Wide receiver makes the catch of a lifetime: Child thrown from burning building

Phillip Blanks played wide receiver in college but his greatest catch was to save the life of a child thrown from a burning building.

KTRK logo
Wednesday, July 8, 2020
Man catches toddler flung from balcony during apartment fire
It was a heart-stopping moment -- a mother trapped inside a burning Phoenix apartment. Her last action was flinging her 3-year-old son to safety off the third-floor balcony.

Phillip Blanks played wide receiver at a college in Southern California, but the greatest catch he ever made in his life came long after his playing career ended.

Heart-stopping video shows Blanks diving to catch a 3-year-old boy thrown off the balcony of a burning building in Phoenix on July 3.

"Instinct. There wasn't much thinking. I just reacted.
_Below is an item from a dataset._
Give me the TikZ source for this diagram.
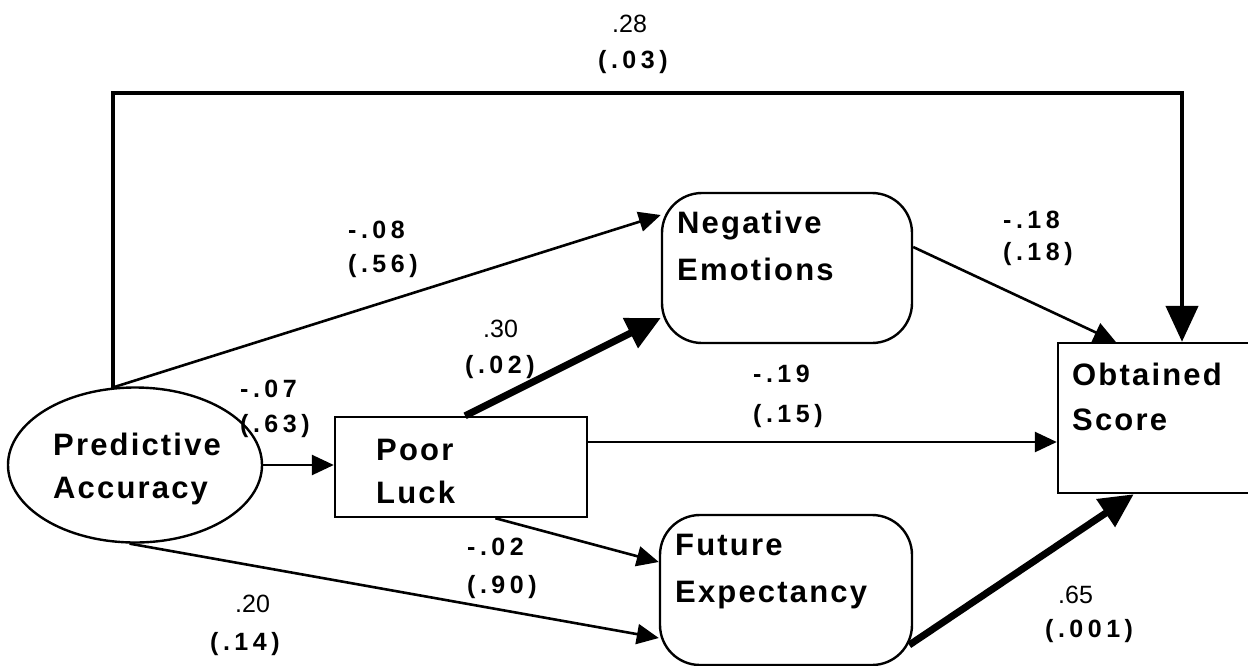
\documentclass[tikz,border=0pt]{standalone}
\usepackage{fontspec}
\setmainfont{Liberation Sans}
\usetikzlibrary{arrows.meta,shapes.geometric,calc}

\begin{document}
\begin{tikzpicture}[x=1pt,y=-1pt,
  frame/.style={draw, line width=2.4pt, inner sep=0pt},
  roundbox/.style={frame, rectangle, rounded corners=40pt},
  nodetext/.style={anchor=base west, inner sep=0pt,
    font=\fontsize{31}{47}\selectfont\bfseries\addfontfeatures{LetterSpace=7}},
  coef/.style={anchor=base west, inner sep=0pt,
    font=\fontsize{25}{35}\selectfont},
  coefsp/.style={anchor=base west, inner sep=0pt,
    font=\fontsize{25}{35}\selectfont\bfseries\addfontfeatures{LetterSpace=18}},
  arr/.style={line width=2.6pt, -{Triangle[length=22pt,width=20pt]}},
  heavy/.style={line width=7pt, -{Triangle[length=34pt,width=32pt]}},
  direct/.style={line width=4.5pt, -{Triangle[length=36pt,width=32pt]}}
]
\useasboundingbox (0,0) rectangle (1248,665);
\fill[white] (0,0) rectangle (1248,665);

% variables
\node[frame, ellipse, minimum width=254pt, minimum height=155pt] (pa) at (135,465) {};
\node[frame, rectangle, minimum width=252pt, minimum height=100pt] (pl) at (461,467) {};
\node[roundbox, minimum width=250pt, minimum height=150pt] (ne) at (787,268) {};
\node[roundbox, minimum width=252pt, minimum height=150pt] (fe) at (786,590) {};
\node[frame, rectangle, minimum width=194pt, minimum height=150pt] (os) at (1155,418) {};

% variable names
\node[nodetext] (pa1) at (53,455) {Predictive};
\node[nodetext] (pa2) at (53,498) {Accuracy};
\node[nodetext] (pl1) at (376,460) {Poor};
\node[nodetext] (pl2) at (376,503) {Luck};
\node[nodetext] (ne1) at (677,233) {Negative};
\node[nodetext] (ne2) at (677,280) {Emotions};
\node[nodetext] (fe1) at (675,555) {Future};
\node[nodetext] (fe2) at (675,602) {Expectancy};
\node[nodetext] (os1) at (1072,385) {Obtained};
\node[nodetext] (os2) at (1072,430) {Score};

% paths
\coordinate (turn) at (1182,93);
\draw[direct] (pa.106) |- (turn) -- (turn |- os.north);
\draw[arr] (pa.106) -- ([yshift=53pt]ne.west);
\draw[arr] (pa.east) -- (pa.east -| pl.west);
\draw[heavy] ($(pl.north west)!0.516!(pl.north east)$) -- ([yshift=-50pt]ne.west);
\draw[arr] ([yshift=25pt]pl.east) -- ([yshift=25pt]pl.east -| os.west);
\draw[arr] ($(pl.south west)!0.635!(pl.south east)$) -- ([yshift=28pt]fe.west);
\draw[arr] (pa.266) -- ([yshift=-48pt]fe.west);
\draw[arr] ([yshift=21pt]ne.east) -- ([xshift=59pt]os.north west);
\draw[heavy] ([xshift=-4pt,yshift=-55pt]fe.east) -- ([xshift=77pt]os.south west);

% path coefficients (p values)
\node[coef]   (c1a) at (612,32)   {.28};
\node[coefsp] (c1b) at (598,68)   {(.03)};
\node[coefsp] (c2a) at (348,238)  {-.08};
\node[coefsp] (c2b) at (348,272)  {(.56)};
\node[coefsp] (c3a) at (240,397)  {-.07};
\node[coefsp] (c3b) at (240,432)  {(.63)};
\node[coef]   (c4a) at (483,337)  {.30};
\node[coefsp] (c4b) at (465,373)  {(.02)};
\node[coefsp] (c5a) at (753,382)  {-.19};
\node[coefsp] (c5b) at (753,422)  {(.15)};
\node[coefsp] (c6a) at (1003,228) {-.18};
\node[coefsp] (c6b) at (1003,260) {(.18)};
\node[coefsp] (c7a) at (467,555)  {-.02};
\node[coefsp] (c7b) at (467,593)  {(.90)};
\node[coef]   (c8a) at (235,612)  {.20};
\node[coefsp] (c8b) at (210,650)  {(.14)};
\node[coef]   (c9a) at (1058,603) {.65};
\node[coefsp] (c9b) at (1045,637) {(.001)};
\end{tikzpicture}
\end{document}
I just did it," he told our sister station KABC-TV in recalling the moment.

Another nearby family was forced to throw their son and dog to safety as their unit burned down as well.

Phoenix police said the two children rescued from the first unit have serious but non life-threatening burns. The children's 30-year-old mother died in the fire. Their father was at work when the blaze broke out.

The cause is still under investigation.

Blanks, 28, said he was raised with the mindset of always looking to help others. He served in the U.S. Marines and now works in the security industry.

And, of course, his time as a wide receiver at Saddleback College in Orange County, California, was a big help.

Phillip Blanks played wide receiver at a Southern California college but his greatest catch was to save the life of a child thrown from a burning building.

"I know how to catch," he said. "I've learned how to catch a football. So I'll give some credit to football."

Blanks said he was home when he heard a lot of commotion outside his building. Thinking perhaps there was a fight or some other disturbance, he went to look.

Then he heard someone yell about a fire and ran outside barefoot.

He immediately focused on the patio, saw what was about to happen, and ran up just in time.

"He was twirling in the air like a propeller," he said. "I just did my best. His head landed perfectly on my elbow. His ankle got twisted up as I was diving. The guy who was there with me -- it looked like he wasn't going to catch him. So that's why I stepped in. I just wanted to make a better catch."

But Blanks said the children's mother is the real hero of the story.

"She made the ultimate sacrifice to save her children," he said.